Overhearing

In Uncategorized by Skritter

author photoSo I have an embarrassing confession to make. Whenever I’m in a public space, and I hear someone speaking in another language, I stop talking and try to listen to whatever they’re saying on the off chance it might be Chinese and I might be able to get some surreptitious listening comprehension practice in.

I first noticed this rather alarming habit of mine while visiting Chicago a few months back. My girlfriend and I were riding the train with a friend of ours on our way to a neato little Chinese restaurant. (I subsequently contracted some form of stomach flu from the shrimp, but that’s beside the point.)

My girlfriend and friend were talking work and the future, but I could not be bothered to pay any attention to what they were saying. There was a couple across the aisle from us on the train, and I could swear that I heard the woman saying something in Chinese. So instead of listening to “our” conversation, I started focusing all of my attention on this poor couple, hoping they’d say something else and I’d perhaps understand a little. Sure enough, the woman started talking to the man and I was able to make out that the word 下雨 (rain)! Using my low-level Chinese, I was able to make out that she was concerned it was going to rain, but her husband wasn’t worried. I was so proud of myself for invading their privacy, you can’t imagine.
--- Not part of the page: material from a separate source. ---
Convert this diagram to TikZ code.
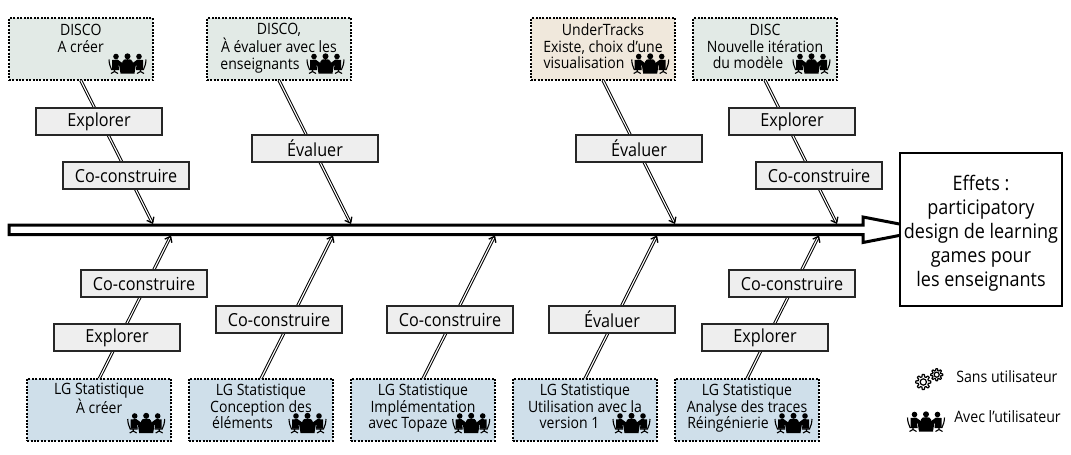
\documentclass[tikz,border=0pt]{standalone}
\usepackage{fontspec}
\setmainfont[FakeStretch=0.9]{Open Sans}
\usetikzlibrary{arrows.meta}
\newdimen\pxu \pxu=0.75pt
\newcommand\trail[1]{\hspace*{#1\pxu}}
\tikzset{
  srcbox/.style={draw=black,fill=#1,line width=2\pxu,dash pattern=on 2\pxu off 1.4\pxu,
    minimum width=144\pxu,minimum height=62\pxu,inner sep=0pt,outer sep=0pt,align=center,text depth=6\pxu,
    font=\fontsize{11.7pt}{12.3pt}\selectfont},
  actbox/.style={draw=black!85,fill=boxgrey,line width=1.8\pxu,minimum width=126\pxu,minimum height=27\pxu,
    inner sep=0pt,outer sep=0pt,font=\fontsize{13.5pt}{14pt}\selectfont},
  link/.style={draw=black,double=white,double distance=1.1\pxu,line width=1\pxu,
    -{Straight Barb[length=3.75pt,width=6pt,line width=1pt]}},
  mainarrow/.style={draw=black,fill=white,line width=3\pxu,line join=miter},
  effetbox/.style={draw=black,fill=white,line width=2.6\pxu,minimum width=162\pxu,minimum height=153\pxu,
    inner sep=0pt,outer sep=0pt,align=center,text height=118.5\pxu,font=\fontsize{15pt}{18pt}\selectfont},
  legendtext/.style={inner sep=0pt,anchor=west,font=\fontsize{11.8pt}{12pt}\selectfont},
  meeting/.pic={
    \foreach \s in {0,1}{
      \begin{scope}[shift={(\s*39,0)},xscale={1-2*\s}]
        \fill[black] (8,3) circle[radius=2.8];
        \fill[black] (4,6.5) -- (9.5,6) -- (15,10) -- (13.5,13) -- (10.5,11.5) -- (11,15.5) -- (4,15.5) -- cycle;
        \draw[black,line width=1.1\pxu] (1,6) .. controls (1.2,10) and (2,13) .. (3.5,16) -- (11,16)
          (6.5,16) -- (6.5,18) (3,20) -- (6.5,18) -- (10,20);
      \end{scope}
    }
    \fill[black] (19.5,2.8) circle[radius=3];
    \fill[black] (14.5,8) .. controls (14.5,6) and (17,5.7) .. (19.5,5.7) .. controls (22,5.7) and (24.5,6) .. (24.5,8) -- (25.5,12) -- (13.5,12) -- cycle;
    \fill[black] (11,10.5) -- (28,10.5) -- (26.5,20) -- (12.5,20) -- cycle;
  },
  gearicon/.pic={
    \draw[black,line width=1.2\pxu,line join=round] plot[domain=0:360,samples=97] (\x:{#1*(0.85+0.15*sign(cos(8*\x)))}) -- cycle;
    \draw[black,line width=1.2\pxu] (0,0) circle[radius=#1*0.42];
  }
}
\definecolor{boxgrey}{HTML}{EEEEEE}
\definecolor{topgreen}{HTML}{E2EAE6}
\definecolor{topsand}{HTML}{F0E8DC}
\definecolor{botblue}{HTML}{CFDFEA}
\begin{document}
\begin{tikzpicture}[x=0.75pt,y=-0.75pt]
\useasboundingbox (0,0) rectangle (1071,454);
\fill[white] (0,0) rectangle (1071,454);

% spine
\coordinate (spineA) at (9,225);
\coordinate (spineB) at (9,234.5);
\coordinate (headA) at (863,225);
\coordinate (headB) at (863,234.5);
\coordinate (headC) at (863,217);
\coordinate (headD) at (863,242.5);
\coordinate (headTip) at (929,229.7);
\draw[mainarrow] (spineA) -- (headA) -- (headC) -- (headTip) -- (headD) -- (headB) -- (spineB) -- cycle;
\node[effetbox] (effets) at (981,229.5) {Effets :\\participatory\\design de learning\\games pour\\les enseignants};

% end points on the spine
\foreach \n/\xx in {ua/153,ub/351,uc/675,ud/837}{\coordinate (\n) at (\xx,224);}
\foreach \n/\xx in {la/171,lb/333,lc/495,ld/657,le/819}{\coordinate (\n) at (\xx,235.5);}

% source boxes
\node[srcbox=topgreen] (t1) at (80.75,49.4) {DISCO\\A créer\\~};
\node[srcbox=topgreen] (t2) at (279,49.4) {DISCO,\\À évaluer avec les\\enseignants\trail{38}};
\node[srcbox=topsand] (t3) at (603,49.4) {UnderTracks\\Existe, choix d’une\\visualisation\trail{38}};
\node[srcbox=topgreen] (t4) at (765,49.4) {DISC\\Nouvelle itération\\du modèle\trail{34}};
\node[srcbox=botblue] (b1) at (99.25,409.5) {LG Statistique\\À créer\\~};
\node[srcbox=botblue] (b2) at (261,409.5) {LG Statistique\\Conception des\trail{32}\\éléments\trail{37}};
\node[srcbox=botblue] (b3) at (423,409.5) {LG Statistique\\Implémentation\trail{20}\\avec Topaze\trail{30}};
\node[srcbox=botblue] (b4) at (585,409.5) {LG Statistique\\Utilisation avec la\trail{10}\\version 1\trail{31}};
\node[srcbox=botblue] (b5) at (747,409.5) {LG Statistique\\Analyse des traces\trail{14}\\Réingénierie\trail{38}};

% connectors
\draw[link] (t1.south) -- (ua);
\draw[link] (t2.south) -- (ub);
\draw[link] (t3.south) -- (uc);
\draw[link] (t4.south) -- (ud);
\draw[link] (b1.north) -- (la);
\draw[link] (b2.north) -- (lb);
\draw[link] (b3.north) -- (lc);
\draw[link] (b4.north) -- (ld);
\draw[link] (b5.north) -- (le);

% activity labels
\node[actbox] (a1) at (99,121.5) {Explorer};
\node[actbox] (a2) at (126,175.5) {Co-construire};
\node[actbox] (a3) at (315,148.5) {Évaluer};
\node[actbox] (a4) at (639,148.5) {Évaluer};
\node[actbox] (a5) at (792,121.5) {Explorer};
\node[actbox] (a6) at (819,175.5) {Co-construire};
\node[actbox] (c1) at (144,283.5) {Co-construire};
\node[actbox] (c2) at (117,337.5) {Explorer};
\node[actbox] (c3) at (279,319.5) {Co-construire};
\node[actbox] (c4) at (450,319.5) {Co-construire};
\node[actbox] (c5) at (612,319.5) {Évaluer};
\node[actbox] (c6) at (792,283.5) {Co-construire};
\node[actbox] (c7) at (765,337.5) {Explorer};

% icons
\foreach \xx/\yy in {108/53.5,306/53.5,630.7/53.5,792/53.5,126.7/413,288/413,451.7/413,612/413,774/413,906.5/411.5}{
  \pic at (\xx,\yy) {meeting};
}
\pic at (923.3,382) {gearicon=7.5};
\pic at (936.7,374.7) {gearicon=6};

% legend
\node[legendtext] (l1) at (956,376.7) {Sans utilisateur};
\node[legendtext] (l2) at (954,417) {Avec l’utilisateur};
\end{tikzpicture}
\end{document}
As soon as we reached our station and my group had moved nearly out of earshot of my target, I turned to my girlfriend and excitedly hissed “I understood a little of what they were saying! Something about it raining later on!”

Now that Oberlin College is back in session and there are a lot more native Chinese speakers around, I’ve noticed this behavior becoming more pronounced. I’ve literally kept pace behind a group of Chinese students, walking out of my way by a considerable distance, head down focusing hard trying to understand what they’re saying.

Has anyone experienced this sort of behavior? And what do people think about the ethics of this language pilfering? On the one hand, I feel distinctly like a peeping tom, invading other people’s conversations solely for my own benefit. What’s worse, here in the Midwest, I wonder further whether the people I’m listening to are speaking Chinese intentionally to avoid being understood by most of their English speaking fellow students.

The flipside of this of this concern is that I think nothing of overhearing other people’s conversations in English. Granted, I don’t go out of my way to eavesdrop on English conversations. I wonder what Khatzumoto would say about this exploitation of my environment?